The Building of an Exhibition.
In the very early days most of our exhibitions largely consisted of photocopied information Velcro fastened to freestanding boards. After a while we changed the way we displayed things and the creating of scenery had begun.
The creating of an exhibition back in the beginning often came from a small group of volunteers who had several head scratching sessions, a few Eureka moments, and many days and nights of moving furniture and objects into position (not always the position it was to keep).
It has to be said that our creative skill could easily out match Blue Peter, their sticky back plastic creations had nothing on some of our displays. Incredible depictions were created with boards, cable ties, string, good old sellotape, staples and anything else we could get our hands on. If we could imagine it, then we would create it!
In addition to our creative display juices flowing we had managed to convince our volunteers that doing a bit of dressing up was a good idea! We were not wrong because we were finding that not only did the staff love the experience, but the visitors enjoyed their visit more and often came back with friends again and again.
In our quest to give the visitor what we were sure they would enjoy experiencing, we had extra work to do ensuring that staff roles were given, characters named and information researched so we had enough knowledge to talk to visitors and answer their multitude of questions.

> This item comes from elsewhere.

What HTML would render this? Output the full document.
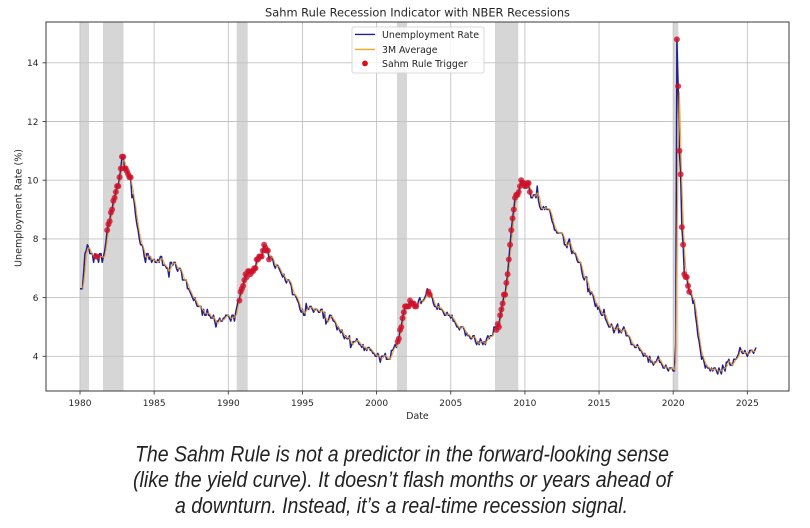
<!DOCTYPE html>
<html>
<head>
<meta charset="utf-8">
<style>
  html,body{margin:0;padding:0;background:#fff;}
  body{width:810px;height:528px;overflow:hidden;}
  svg{display:block;}
  .dj{font-family:"DejaVu Sans","Liberation Sans",sans-serif;fill:#262626;}
  .cap{font-family:"Liberation Sans",Arial,sans-serif;font-style:italic;fill:#222;font-size:22px;}
</style>
</head>
<body>
<svg id="chart" width="810" height="528" viewBox="0 0 810 528" xmlns="http://www.w3.org/2000/svg">
  <rect x="0" y="0" width="810" height="528" fill="#fff"/>
  <defs>
    <clipPath id="ax"><rect x="46" y="22" width="743" height="369"/></clipPath>
  </defs>

  <!-- recession bands -->
  <g fill="#d6d6d6">
    <rect x="79.5" y="22" width="9.5" height="369"/>
    <rect x="103" y="22" width="20.5" height="369"/>
    <rect x="236.7" y="22" width="11" height="369"/>
    <rect x="397" y="22" width="10" height="369"/>
    <rect x="495" y="22" width="23.3" height="369"/>
    <rect x="673.3" y="22" width="5" height="369"/>
  </g>

  <!-- grid -->
  <g stroke="#c2c2c2" stroke-width="0.9">
    <line x1="80" y1="22" x2="80" y2="391"/>
    <line x1="154.15" y1="22" x2="154.15" y2="391"/>
    <line x1="228.3" y1="22" x2="228.3" y2="391"/>
    <line x1="302.45" y1="22" x2="302.45" y2="391"/>
    <line x1="376.6" y1="22" x2="376.6" y2="391"/>
    <line x1="450.75" y1="22" x2="450.75" y2="391"/>
    <line x1="524.9" y1="22" x2="524.9" y2="391"/>
    <line x1="599.05" y1="22" x2="599.05" y2="391"/>
    <line x1="673.2" y1="22" x2="673.2" y2="391"/>
    <line x1="747.35" y1="22" x2="747.35" y2="391"/>
    <line x1="46" y1="356.3" x2="789" y2="356.3"/>
    <line x1="46" y1="297.6" x2="789" y2="297.6"/>
    <line x1="46" y1="238.9" x2="789" y2="238.9"/>
    <line x1="46" y1="180.2" x2="789" y2="180.2"/>
    <line x1="46" y1="121.5" x2="789" y2="121.5"/>
    <line x1="46" y1="62.8" x2="789" y2="62.8"/>
  </g>

  <!-- data (generated) -->
  <g id="data" clip-path="url(#ax)"></g>

  <!-- spines -->
  <rect x="46" y="22" width="743" height="369" fill="none" stroke="#3a3a3a" stroke-width="1"/>

  <!-- ticks -->
  <g stroke="#3a3a3a" stroke-width="0.9">
    <line x1="80" y1="391" x2="80" y2="394.5"/>
    <line x1="154.15" y1="391" x2="154.15" y2="394.5"/>
    <line x1="228.3" y1="391" x2="228.3" y2="394.5"/>
    <line x1="302.45" y1="391" x2="302.45" y2="394.5"/>
    <line x1="376.6" y1="391" x2="376.6" y2="394.5"/>
    <line x1="450.75" y1="391" x2="450.75" y2="394.5"/>
    <line x1="524.9" y1="391" x2="524.9" y2="394.5"/>
    <line x1="599.05" y1="391" x2="599.05" y2="394.5"/>
    <line x1="673.2" y1="391" x2="673.2" y2="394.5"/>
    <line x1="747.35" y1="391" x2="747.35" y2="394.5"/>
    <line x1="42.5" y1="356.3" x2="46" y2="356.3"/>
    <line x1="42.5" y1="297.6" x2="46" y2="297.6"/>
    <line x1="42.5" y1="238.9" x2="46" y2="238.9"/>
    <line x1="42.5" y1="180.2" x2="46" y2="180.2"/>
    <line x1="42.5" y1="121.5" x2="46" y2="121.5"/>
    <line x1="42.5" y1="62.8" x2="46" y2="62.8"/>
  </g>

  <!-- x tick labels -->
  <g class="dj" font-size="9" text-anchor="middle">
    <text x="80" y="405.8">1980</text>
    <text x="154.15" y="405.8">1985</text>
    <text x="228.3" y="405.8">1990</text>
    <text x="302.45" y="405.8">1995</text>
    <text x="376.6" y="405.8">2000</text>
    <text x="450.75" y="405.8">2005</text>
    <text x="524.9" y="405.8">2010</text>
    <text x="599.05" y="405.8">2015</text>
    <text x="673.2" y="405.8">2020</text>
    <text x="747.35" y="405.8">2025</text>
  </g>
  <!-- y tick labels -->
  <g class="dj" font-size="9" text-anchor="end">
    <text x="38.5" y="359.6">4</text>
    <text x="38.5" y="300.9">6</text>
    <text x="38.5" y="242.2">8</text>
    <text x="38.5" y="183.5">10</text>
    <text x="38.5" y="124.8">12</text>
    <text x="38.5" y="66.1">14</text>
  </g>

  <!-- axis labels & title -->
  <text class="dj" x="417.5" y="419.2" font-size="9.4" text-anchor="middle">Date</text>
  <text class="dj" font-size="9.4" text-anchor="middle" transform="translate(21.6,208) rotate(-90)" textLength="118" lengthAdjust="spacingAndGlyphs">Unemployment Rate (%)</text>
  <text class="dj" x="417.5" y="16.6" font-size="11.5" text-anchor="middle" textLength="305" lengthAdjust="spacingAndGlyphs">Sahm Rule Recession Indicator with NBER Recessions</text>

  <!-- legend -->
  <rect x="352" y="27" width="132" height="46" rx="2" fill="#fff" fill-opacity="0.82" stroke="#d0d0d0" stroke-width="0.8"/>
  <line x1="355" y1="34.4" x2="375" y2="34.4" stroke="#1f1f9a" stroke-width="1.4"/>
  <line x1="355" y1="49.4" x2="375" y2="49.4" stroke="#f4a623" stroke-width="1.4"/>
  <circle cx="365" cy="63.4" r="2.9" fill="#d8101e"/>
  <g class="dj" font-size="9.4">
    <text x="382" y="37.8" textLength="97" lengthAdjust="spacingAndGlyphs">Unemployment Rate</text>
    <text x="382" y="52.8">3M Average</text>
    <text x="382" y="66.8">Sahm Rule Trigger</text>
  </g>

  <!-- caption -->
  <text class="cap" x="135" y="461.3" textLength="534" lengthAdjust="spacingAndGlyphs">The Sahm Rule is not a predictor in the forward-looking sense</text>
  <text class="cap" x="133" y="487" textLength="539" lengthAdjust="spacingAndGlyphs">(like the yield curve). It doesn’t flash months or years ahead of</text>
  <text class="cap" x="175" y="513.2" textLength="453" lengthAdjust="spacingAndGlyphs">a downturn. Instead, it’s a real-time recession signal.</text>
</svg>

<script>
(function(){
  var d = [
  6.3,6.3,6.3,6.9,7.5,7.6,7.8,7.7,7.5,7.5,7.5,7.2,
  7.5,7.4,7.4,7.2,7.5,7.5,7.2,7.4,7.6,7.9,8.3,8.5,
  8.6,8.9,9.0,9.3,9.4,9.6,9.8,9.8,10.1,10.4,10.8,10.8,
  10.4,10.4,10.3,10.2,10.1,10.1,9.4,9.5,9.2,8.8,8.5,8.3,
  8.0,7.8,7.8,7.7,7.4,7.2,7.5,7.5,7.3,7.4,7.2,7.3,
  7.3,7.2,7.2,7.3,7.2,7.4,7.4,7.1,7.1,7.1,7.0,7.0,
  6.7,7.2,7.2,7.1,7.2,7.2,7.0,6.9,7.0,7.0,6.9,6.6,
  6.6,6.6,6.6,6.3,6.3,6.2,6.1,6.0,5.9,6.0,5.8,5.7,
  5.7,5.7,5.7,5.4,5.6,5.4,5.4,5.6,5.4,5.4,5.3,5.3,
  5.4,5.2,5.0,5.2,5.2,5.3,5.2,5.2,5.3,5.3,5.4,5.4,
  5.4,5.3,5.2,5.4,5.4,5.2,5.5,5.7,5.9,5.9,6.2,6.3,
  6.4,6.6,6.8,6.7,6.9,6.9,6.8,6.9,6.9,7.0,7.0,7.3,
  7.3,7.4,7.4,7.4,7.6,7.8,7.7,7.6,7.6,7.3,7.4,7.4,
  7.3,7.1,7.0,7.1,7.1,7.0,6.9,6.8,6.7,6.8,6.6,6.5,
  6.6,6.6,6.5,6.4,6.1,6.1,6.1,6.0,5.9,5.8,5.6,5.5,
  5.6,5.4,5.4,5.8,5.6,5.6,5.7,5.7,5.6,5.5,5.6,5.6,
  5.6,5.5,5.5,5.6,5.6,5.3,5.5,5.1,5.2,5.2,5.4,5.4,
  5.3,5.2,5.2,5.1,4.9,5.0,4.9,4.8,4.9,4.7,4.6,4.7,
  4.6,4.6,4.7,4.3,4.4,4.5,4.5,4.5,4.6,4.5,4.4,4.4,
  4.3,4.4,4.2,4.3,4.2,4.3,4.3,4.2,4.2,4.1,4.1,4.0,
  4.0,4.1,4.0,3.8,4.0,4.0,4.0,4.1,3.9,3.9,3.9,3.9,
  4.2,4.2,4.3,4.4,4.3,4.5,4.6,4.9,5.0,5.3,5.5,5.7,
  5.7,5.7,5.7,5.9,5.8,5.8,5.8,5.7,5.7,5.7,5.9,6.0,
  5.8,5.9,5.9,6.0,6.1,6.3,6.2,6.1,6.1,6.0,5.8,5.7,
  5.7,5.6,5.8,5.6,5.6,5.6,5.5,5.4,5.4,5.5,5.4,5.4,
  5.3,5.4,5.2,5.2,5.1,5.0,5.0,4.9,5.0,5.0,5.0,4.9,
  4.7,4.8,4.7,4.7,4.6,4.6,4.7,4.7,4.5,4.4,4.5,4.4,
  4.6,4.5,4.4,4.5,4.4,4.6,4.7,4.6,4.7,4.7,4.7,5.0,
  5.0,4.9,5.1,5.0,5.4,5.6,5.8,6.1,6.1,6.5,6.8,7.3,
  7.8,8.3,8.7,9.0,9.4,9.5,9.5,9.6,9.8,10.0,9.9,9.9,
  9.8,9.8,9.9,9.9,9.6,9.4,9.4,9.5,9.5,9.4,9.8,9.3,
  9.1,9.0,9.0,9.1,9.0,9.1,9.0,9.0,9.0,8.8,8.6,8.5,
  8.3,8.3,8.2,8.2,8.2,8.2,8.2,8.1,7.8,7.8,7.7,7.9,
  8.0,7.7,7.5,7.6,7.5,7.5,7.3,7.2,7.2,7.2,6.9,6.7,
  6.6,6.7,6.7,6.2,6.3,6.1,6.2,6.1,5.9,5.7,5.8,5.6,
  5.7,5.5,5.4,5.4,5.6,5.3,5.2,5.1,5.0,5.0,5.1,5.0,
  4.8,4.9,5.0,5.1,4.8,4.9,4.8,4.9,5.0,4.9,4.7,4.7,
  4.7,4.6,4.4,4.4,4.4,4.3,4.3,4.4,4.3,4.2,4.2,4.1,
  4.0,4.1,4.0,4.0,3.8,4.0,3.8,3.8,3.7,3.8,3.8,3.9,
  4.0,3.8,3.8,3.7,3.6,3.6,3.7,3.6,3.5,3.6,3.6,3.6,
  3.5,3.5,4.4,14.8,13.2,11.0,10.2,8.4,7.8,6.8,6.7,6.7,
  6.4,6.2,6.1,6.1,5.8,5.9,5.4,5.1,4.7,4.5,4.2,3.9,
  4.0,3.8,3.6,3.7,3.6,3.6,3.5,3.6,3.5,3.6,3.6,3.5,
  3.4,3.6,3.5,3.4,3.7,3.6,3.5,3.8,3.8,3.9,3.7,3.7,
  3.7,3.9,3.9,3.9,4.0,4.1,4.3,4.2,4.1,4.1,4.2,4.1,
  4.0,4.1,4.2,4.2,4.2,4.1,4.2,4.3
  ];
  function X(i){ return 80 + (i/12)*14.83; }
  function Y(v){ return 356.3 - (v-4)*29.35; }
  var n = d.length, avg = [], i, j;
  for(i=0;i<n;i++){ avg.push(i>=2 ? (d[i]+d[i-1]+d[i-2])/3 : null); }
  var pU = [], pA = [];
  for(i=0;i<n;i++){
    pU.push(X(i).toFixed(2)+','+Y(d[i]).toFixed(2));
    if(avg[i]!==null) pA.push(X(i).toFixed(2)+','+Y(avg[i]).toFixed(2));
  }
  var ns = 'http://www.w3.org/2000/svg';
  var g = document.getElementById('data');
  function poly(pts, col, w, op){
    var p = document.createElementNS(ns,'polyline');
    p.setAttribute('points', pts.join(' '));
    p.setAttribute('fill','none');
    p.setAttribute('stroke',col);
    p.setAttribute('stroke-width',w);
    p.setAttribute('stroke-linejoin','round');
    if(op) p.setAttribute('stroke-opacity',op);
    g.appendChild(p);
  }
  poly(pU, '#22228c', 1.5);
  poly(pA, '#f0a030', 1.1, 0.9);
  var limit = (2022-1980)*12;
  for(i=13;i<n && i<limit;i++){
    var mn = Infinity;
    for(j=i-11;j<=i;j++){ if(avg[j]<mn) mn=avg[j]; }
    if(avg[i]-mn >= 0.5 - 1e-9){
      var c = document.createElementNS(ns,'circle');
      c.setAttribute('cx', X(i).toFixed(2));
      c.setAttribute('cy', Y(d[i]).toFixed(2));
      c.setAttribute('r', 3);
      c.setAttribute('fill', '#d0102a');
      c.setAttribute('fill-opacity', '0.8');
      g.appendChild(c);
    }
  }
})();
</script>
</body>
</html>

I can assure you that there is no feeling better than having visitors joining in and having a bit of fun, in one instance this was provided by a cinema creation complete with screen, 1950’s adverts for movies, sweets and pathe news reel of the period. Much joy came from a peek round the curtain to see a room full of adults smiling and singing along to the Kid’s Club song from the Cinema.
Of course, we also had our Usherettes on hand with torch in hand, just so make certain that there was no canoodling on the back row!
We have achieved so much and it has at times been very difficult to think of interesting subjects to create exhibitions with. Some highlights came from many of the exhibitions for very different reasons.
Bomber Command was extremely popular, not least for the NAAFI girls and our Gents in uniform. Many tears of laughter were visible at the varying pronunciations of some of the German place names, Heligoland being one of our favourites.
Our 1940’s displays often had several volunteers willing to do cooking and sewing demonstrations, the staff also developed a taste for 1940’s dress ups and after attending several dances, we organised our first one at the Weston Rooms in 2015. With the overwhelming success of our first dance, we organised our 2nd one in June 2016 at the Drill Hall.
Much of the basis of what we have done has been on the principle “If we build it they will come”.
What we have to offer is much more publicly accessible space than there ever has been, it equates to around 90% of the building that is set aside for displays and public facilities.
The layout of the building has changed, we have other floors to discover and this has allowed us to concentrate on making areas more accessible.